El agobiante calor del verano no me dejó pensar rápidamente, y no sabía que a partir de esa tarde ya no iba a ser la misma.
Nacho y yo íbamos a cambiar los regalos de navidad con pocas ganas, el termómetro marcaba 40 grados y lo mejor era quedarse en casa. Nacho miró por la ventana y la señaló disimulado. Ella estaba sentada en el muro cercano al Lago del Parque Rodó. Tenía facciones y maquillaje de otra época, muchas flores en su vestido e impecables medias blancas en los zapatos claros. No le di mucha importancia, pensando que seguramente era una de esas nuevas loquitas que busca llamar la atención siendo bien distinta.  Pero ahora en perspectiva pienso que la delicada sombrilla que estaba apoyada en el muro lo decía todo.
Pero en esos primeros días del año, como en tantos otros, la ciudad estaba vacía y los pocos que quedábamos podíamos prestarle atención a detalles que el resto del año no podíamos ver.
Una nochecita de tormenta, mientras los rayos surcaban el cielo prometiendo lluvia para mitigar el calor, levanté la mirada desde el bus y el reflejo de un televisor me llamó la atención. No era un reflejo colorido y no pude dejar de mirarlo. El bus se adelantó hasta el semáforo y ahí estaba el, con el chaleco desprendido, mirando un televisor gordo, en estos tiempos de televisores extra flacos, absorto en las imágenes blanco y negro.
Al día siguiente salimos a andar en bicicleta rumbo a la rambla, y cuando llegamos a la calle Isla de Flores, el grupo de niños pasó corriendo rápidamente rumbo a Minas. El más alto era el que dominaba el aro con una especie de batuta y los demás corrían todo lo rápido que la suela de sus mocasines se lo permitía. Quise comentarlo con Nacho, pero había tanto viento esa tarde que nos teníamos que concentrar en pedalear.
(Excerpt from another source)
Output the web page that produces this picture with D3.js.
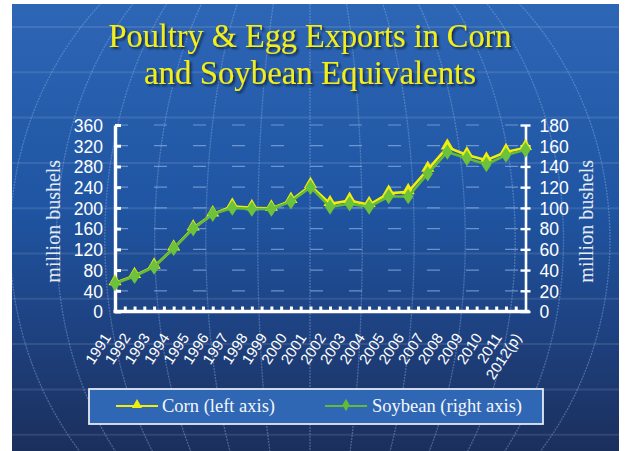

Pero las imágenes se sumaron en mi cabeza antes de dormir, y el domingo lo confirmé, cuando iba caminando para la feria de Tristán Narvaja y ella,  con su batón de flores y ruleros en la cabeza, me saludó desde el balcón del primer piso bordando en el enorme tambor, que casi le tapaba la cara por completo.
Seguí caminando, pero empecé a inquietarme más y más. Era evidente que estos viajeros del tiempo estaban viviendo con nosotros, tomando Montevideo en estos días desolados. Dejó de ser un presentimiento para ser una certeza de esas que se sienten en el pecho.
Seguimos con nuestra vida normal, pero nos cruzamos con otro saliendo del supermercado. Llevaba en la mano un casette y un celular de esos que parecen un ladrillo. Le conté a Nacho mi teoría y se rió… Que soñaba demasiado, que estaba paranoica y que eran casualidades, fueron algunos de sus argumentos. Yo no seguí la conversación porque no valía la pena. No quería asustarlo.

Estábamos cocinando juntos, como tantos otros días, el ring de un viejo teléfono era inconfundible. Pensé que sonaría una nueva aplicación en el Iphone de Nacho, un ring tone vintage… pero el sonido seguía y seguía. Empecé a correr por toda la casa, buscando su origen. Y lo encontré en el galpón. Ahí estaba, el teléfono rojo de disco, idéntico al  primero que tuvimos en casa, sonando fuerte aunque el cable estaba colgando. Atendí y lo supe… ahora era una de ellos.